Scherfig tells NPR's Jacki Lyden that the day itself — July 15 — is not particularly significant.

"It's just the day when we check in on the characters every year whether they are together or not," she says. "And it's deliberately a random day. But it lets you see the characters sometimes on days when you normally wouldn't see them on film and at other times at bigger events or crucial turning points."

When we first meet her in 1988, Emma, played by Anne Hathaway, is an insecure A student with a huge appetite for literature and a dream of becoming a writer. She runs into privileged, lazy Dexter (played by Jim Sturgess) as they are both graduating from university. They are an unlikely pair, but that's part of what attracted Scherfig to the story.
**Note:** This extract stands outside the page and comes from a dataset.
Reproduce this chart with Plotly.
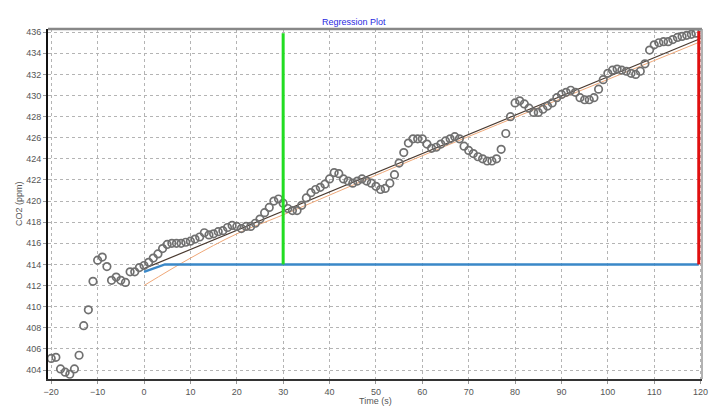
import plotly.graph_objects as go

# ---- data ----
time_s = list(range(-20, 120))
co2_ppm = [
    405.1, 405.2, 404.1, 403.8, 403.6, 404.1, 405.4, 408.2, 409.7, 412.4,   # -20..-11
    414.4, 414.7, 413.8, 412.5, 412.8, 412.5, 412.3, 413.3, 413.3, 413.7,   # -10..-1
    413.9, 414.2, 414.6, 415.0, 415.5, 415.9, 416.0, 416.0, 416.0, 416.1,   # 0..9
    416.2, 416.4, 416.6, 417.0, 416.8, 416.9, 417.1, 417.2, 417.5, 417.7,   # 10..19
    417.6, 417.4, 417.6, 417.6, 417.9, 418.3, 418.9, 419.4, 420.0, 420.2,   # 20..29
    419.8, 419.3, 419.1, 419.1, 419.6, 420.3, 420.8, 421.1, 421.3, 421.6,   # 30..39
    422.1, 422.7, 422.6, 422.1, 421.9, 421.7, 421.9, 422.1, 421.9, 421.7,   # 40..49
    421.4, 421.1, 421.2, 421.7, 422.5, 423.6, 424.6, 425.5, 425.9, 425.9,   # 50..59
    425.9, 425.4, 425.0, 425.1, 425.4, 425.7, 425.9, 426.1, 425.9, 425.2,   # 60..69
    424.8, 424.5, 424.2, 424.0, 423.8, 423.8, 424.0, 424.9, 426.4, 428.0,   # 70..79
    429.3, 429.5, 429.2, 428.8, 428.4, 428.4, 428.7, 429.0, 429.3, 429.8,   # 80..89
    430.1, 430.3, 430.5, 430.3, 429.8, 429.6, 429.6, 429.8, 430.6, 431.5,   # 90..99
    432.1, 432.4, 432.5, 432.4, 432.3, 432.1, 432.0, 432.3, 433.0, 434.3,   # 100..109
    434.8, 435.0, 435.1, 435.1, 435.3, 435.5, 435.6, 435.7, 435.8, 435.9,   # 110..119
]

fit_t = [0, 120]
fit_v = [413.6, 435.4]

fit2_t = [0, 10, 20, 30, 60, 120]
fit2_v = [412.0, 414.6, 416.9, 418.7, 424.3, 435.1]

baseline_t = [0, 4.5, 119.6]
baseline_v = [413.3, 414.0, 414.0]

start_t = [30, 30]
start_v = [414.0, 435.9]

end_t = [119.6, 119.6]
end_v = [414.0, 436.1]

x_ticks = list(range(-20, 121, 10))
y_ticks = list(range(404, 437, 2))

fig = go.Figure()

fig.add_trace(go.Scatter(x=fit2_t, y=fit2_v, mode="lines", line=dict(color="#f0a878", width=1, shape="spline"),
                         hoverinfo="skip", showlegend=False))
fig.add_trace(go.Scatter(x=fit_t, y=fit_v, mode="lines", line=dict(color="#4a3a30", width=1.2),
                         hoverinfo="skip", showlegend=False))
fig.add_trace(go.Scatter(x=baseline_t, y=baseline_v, mode="lines", line=dict(color="#3a88c8", width=2.5),
                         showlegend=False))
fig.add_trace(go.Scatter(x=time_s, y=co2_ppm, mode="markers",
                         marker=dict(symbol="circle-open", size=7.5, color="#707070", line=dict(width=1.7)),
                         showlegend=False))
fig.add_trace(go.Scatter(x=start_t, y=start_v, mode="lines", line=dict(color="#22dd22", width=3),
                         showlegend=False))
fig.add_trace(go.Scatter(x=end_t, y=end_v, mode="lines", line=dict(color="#e01010", width=3),
                         showlegend=False))

axis_font = dict(family="Liberation Sans, Arial, sans-serif", size=9, color="#555555")

fig.update_xaxes(range=[-20.7, 120.3], tickvals=x_ticks, showgrid=True, gridcolor="#b4b4b4",
                 griddash="dot", gridwidth=1, zeroline=False, showline=True, linecolor="#333333",
                 linewidth=2, mirror=False, ticks="outside", ticklen=3, tickcolor="#999999",
                 tickfont=axis_font, automargin=False)
fig.update_yaxes(range=[403.15, 436.3], tickvals=y_ticks, showgrid=True, gridcolor="#b4b4b4",
                 griddash="dot", gridwidth=1, zeroline=False, showline=True, linecolor="#111111",
                 linewidth=2, mirror=False, ticks="outside", ticklen=3, tickcolor="#999999",
                 tickfont=axis_font, automargin=False)

# top / right frame
fig.add_shape(type="line", xref="paper", yref="paper", x0=0, x1=1, y0=1, y1=1,
              line=dict(color="#888888", width=2.5))
fig.add_shape(type="line", xref="paper", yref="paper", x0=1, x1=1, y0=0, y1=1,
              line=dict(color="#999999", width=1.5))

fig.add_annotation(text="Regression Plot", xref="paper", yref="paper", x=0.468, y=1.0,
                   yshift=14, showarrow=False, font=dict(family="Liberation Sans, Arial, sans-serif",
                                                         size=9, color="#2a2ae0"))
fig.add_annotation(text="Time (s)", xref="paper", yref="paper", x=0.5, y=0, yshift=-29,
                   showarrow=False, font=axis_font)
fig.add_annotation(text="CO2 (ppm)", xref="paper", yref="paper", x=0, xshift=-36, y=0.5,
                   textangle=-90, showarrow=False, font=axis_font)

fig.update_layout(width=710, height=419, margin=dict(l=48, r=8, t=29, b=40),
                  paper_bgcolor="#ffffff", plot_bgcolor="#ffffff", showlegend=False)

fig.write_html("out.html", config={"displayModeBar": False},
               post_script="document.body.style.margin='0px';document.body.style.overflow='hidden';")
"It is an ongoing theme [in my work]: odd couples or people who are not very good at expressing themselves," she says. "I like to see losers win, so I do get attracted to scripts that have some sort of unpredictability built in."

Still, transferring Nichols' novel to the screen was not an undertaking that Scherfig took lightly.

"This book is so loved and became extremely popular while we were shooting," she says. "[Making the film was] a big responsibility both to the writer and the readers."

It was particularly challenging to fit the entirety of Nichols' story — and the passage of 20 years — into two hours. Doing so required Scherfig to tap her broad director's "toolbox," including costumes, props and a soundtrack that flows from 1988 to 2008.

Scherfig hopes the end result will appeal to the book's legions of fans as well as those who have never read it. But as personal as the film feels to her, she realizes that the time has come for her to let go.

"With One Day, it's like the feeling you had when you saw your child walking to school for the first time. ... I have to just get re-used to it. It's not my film anymore. It belongs to the audience," she says. "I can't keep fixing it."